In the Maghreb, where many nations remain heavily reliant on volatile hydrocarbon markets, Morocco is emerging as a standout example of economic diversification, earning recognition from the United Nations Conference on Trade and Development (UNCTAD) for its transformative growth model.
A recent UNCTAD analysis highlights Morocco’s success in reducing its dependence on raw material exports, contrasting sharply with regional peers such as Algeria and Libya, where hydrocarbons account for over 95% of export revenues.
Between 2012–2014 and 2021–2023, Morocco’s share of primary products in total exports dropped from 35.5% to 26.4%, underscoring the nation’s structural shift toward manufacturing and value-added sectors.
The automotive industry now stands at the forefront of Morocco’s export economy, with the country becoming the leading African supplier to European markets.
Alongside automotive production, the aeronautics, electronics, and agri-food industries have attracted significant foreign investment, driven by ongoing upgrades to infrastructure, workforce training, and industrial capacity.

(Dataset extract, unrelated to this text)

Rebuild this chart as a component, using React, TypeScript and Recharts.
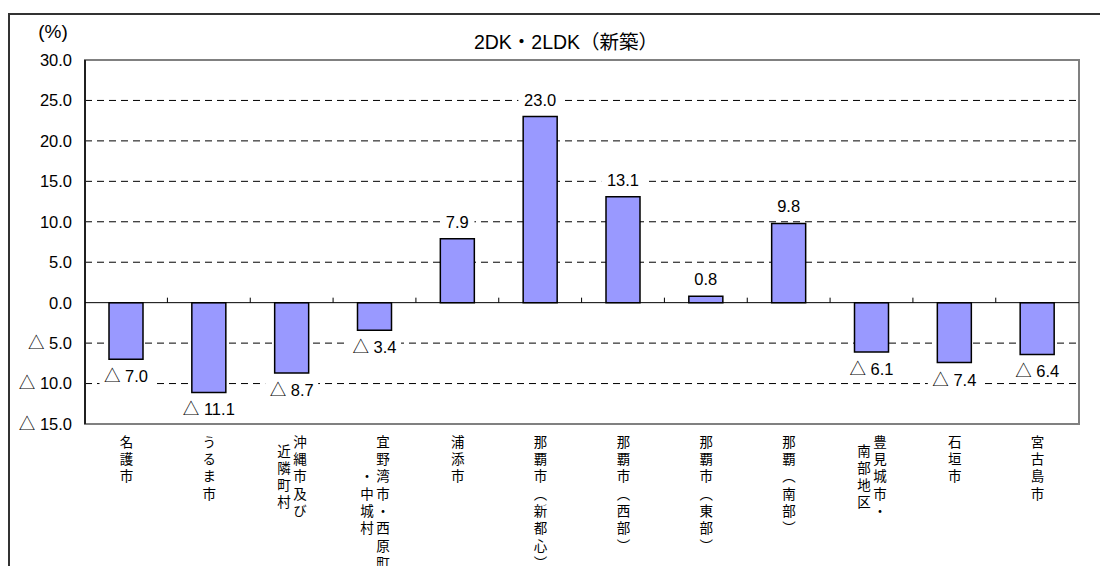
import React from 'react';
import {
  BarChart,
  Bar,
  XAxis,
  YAxis,
  CartesianGrid,
  ReferenceLine,
  ReferenceArea,
  LabelList,
  Rectangle,
  usePlotArea,
} from 'recharts';

// Area names (category axis)
const areas = [
  '名護市',
  'うるま市',
  '沖縄市及び近隣町村',
  '宜野湾市・西原町・中城村',
  '浦添市',
  '那覇市（新都心）',
  '那覇市（西部）',
  '那覇市（東部）',
  '那覇（南部）',
  '豊見城市・南部地区',
  '石垣市',
  '宮古島市',
];

// How each name wraps into vertical columns (right column first)
const areaColumns: string[][] = [
  ['名護市'],
  ['うるま市'],
  ['沖縄市及び', '近隣町村'],
  ['宜野湾市・西原町', '・中城村'],
  ['浦添市'],
  ['那覇市（新都心）'],
  ['那覇市（西部）'],
  ['那覇市（東部）'],
  ['那覇（南部）'],
  ['豊見城市・', '南部地区'],
  ['石垣市'],
  ['宮古島市'],
];

// Rate of change (%)
const changes = [-7.0, -11.1, -8.7, -3.4, 7.9, 23.0, 13.1, 0.8, 9.8, -6.1, -7.4, -6.4];

const yTicks = [30, 25, 20, 15, 10, 5, 0, -5, -10, -15];
const dashedLevels = [25, 20, 15, 10, 5, -5, -10];

const data = areas.map((area, i) => ({ area, change: changes[i] }));

const LATIN = "'Liberation Sans', 'Noto Sans CJK JP', sans-serif";
const CJK = "'Noto Sans CJK JP', sans-serif";

// Negative values are written with a leading triangle
const fmt = (v: number) => (v < 0 ? `△ ${(-v).toFixed(1)}` : v.toFixed(1));

function BarWithDivider(props: any) {
  const plot = usePlotArea();
  const { x, y, width, height, index, payload } = props;
  const top = Math.min(y, y + height);
  const bottom = Math.max(y, y + height);
  const zeroY = payload.change >= 0 ? bottom : top;
  const band = plot ? plot.width / areas.length : 0;
  const divX = x + width / 2 + band / 2;
  return (
    <g>
      <Rectangle
        x={x}
        y={top}
        width={width}
        height={bottom - top}
        fill="#9999FF"
        stroke="#000"
        strokeWidth={1.5}
      />
      {index < areas.length - 1 && (
        <line x1={divX} x2={divX} y1={zeroY - 5} y2={zeroY} stroke="#000" strokeWidth={1} />
      )}
    </g>
  );
}

function ValueLabel(props: any) {
  const { x, y, width, height, value } = props;
  const v = Number(value);
  const cx = x + width / 2;
  const top = Math.min(y, y + height);
  const bottom = Math.max(y, y + height);
  const cy = v >= 0 ? top - 17 : bottom + 17;
  const text = fmt(v);
  const w = text.length * 9.4 + 6;
  return (
    <g>
      <rect x={cx - w / 2} y={cy - 10} width={w} height={20} fill="#fff" />
      <text
        x={cx}
        y={cy}
        textAnchor="middle"
        dominantBaseline="central"
        fontSize={16.5}
        fontFamily={LATIN}
        fill="#000"
      >
        {text}
      </text>
    </g>
  );
}

function AreaTick(props: any) {
  const { x, y, payload } = props;
  const idx = areas.indexOf(payload.value);
  const cols = areaColumns[idx] || [payload.value];
  const pitch = 17.3;
  const maxLen = Math.max(...cols.map((c) => [...c].length));
  return (
    <g>
      {cols.map((c, i) => {
        const cx = cols.length === 1 ? x : x + (i === 0 ? 8 : -8);
        const off = ((maxLen - [...c].length) * pitch) / 2;
        return (
          <text
            key={i}
            x={cx}
            y={y + 11 + off}
            writingMode="vertical-rl"
            style={{ writingMode: 'vertical-rl' }}
            textAnchor="start"
            fontSize={13.5}
            letterSpacing={3.8}
            fontFamily={CJK}
            fill="#000"
          >
            {c}
          </text>
        );
      })}
    </g>
  );
}

export default function App() {
  return (
    <div style={{ position: 'absolute', left: 0, top: 0, width: 1100, height: 566, background: '#fff' }}>
      <div
        style={{
          position: 'absolute',
          left: 8,
          top: 13,
          width: 1100,
          height: 566,
          borderTop: '2px solid #333',
          borderLeft: '2px solid #333',
          boxSizing: 'border-box',
        }}
      />
      <div
        style={{
          position: 'absolute',
          left: 0,
          width: 1132,
          top: 30,
          textAlign: 'center',
          fontSize: 19.5,
          fontFamily: LATIN,
          color: '#000',
          lineHeight: '24px',
        }}
      >
        2DK・2LDK（新築）
      </div>
      <div
        style={{
          position: 'absolute',
          left: 23,
          width: 60,
          top: 20,
          textAlign: 'center',
          fontSize: 19,
          fontFamily: LATIN,
          color: '#000',
          lineHeight: '24px',
        }}
      >
        (%)
      </div>
      <div style={{ position: 'absolute', left: 0, top: 0 }}>
        <BarChart
          width={1100}
          height={566}
          data={data}
          margin={{ top: 60, right: 21, left: 0, bottom: 0 }}
          barSize={34}
        >
          <CartesianGrid
            horizontal
            vertical={false}
            horizontalValues={dashedLevels}
            stroke="#000"
            strokeDasharray="7 5"
          />
          <ReferenceArea y1={-15} y2={30} fill="none" stroke="#808080" strokeWidth={2} />
          <XAxis
            dataKey="area"
            height={142}
            axisLine={false}
            tickLine={false}
            tickSize={0}
            tickMargin={0}
            interval={0}
            tick={<AreaTick />}
          />
          <YAxis
            width={85}
            domain={[-15, 30]}
            ticks={yTicks}
            interval={0}
            tickFormatter={fmt}
            axisLine={{ stroke: '#000', strokeWidth: 1.5 }}
            tickLine={false}
            tickSize={0}
            tickMargin={13}
            tick={{ fontSize: 16.5, fill: '#000', fontFamily: LATIN }}
          />
          <ReferenceLine y={0} stroke="#000" strokeWidth={1} />
          <Bar dataKey="change" isAnimationActive={false} shape={(p: any) => <BarWithDivider {...p} />}>
            <LabelList dataKey="change" content={(p: any) => <ValueLabel {...p} />} />
          </Bar>
        </BarChart>
      </div>
    </div>
  );
}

While agriculture remains a cornerstone of the economy, it too is evolving. Seafood, citrus, and vegetable exports—representing 6.2%, 5%, and 4.6% of total exports respectively—continue to play a vital role, though their relative weight is declining as manufactured goods expand Morocco’s global footprint.
Tourism, another critical pillar, is bolstered by the rapid growth of Royal Air Maroc (RAM) and the modernization of hotel infrastructure in major hubs such as Marrakech and Agadir. These efforts are particularly significant as Morocco prepares to host global events, including the 2030 World Cup, further solidifying its status as a dynamic regional economy.
By diversifying its industries and modernizing its economic base, Morocco is positioning itself as a model for sustainable development in Africa—demonstrating that resilience lies in moving beyond raw materials toward a balanced, multi-sector economy.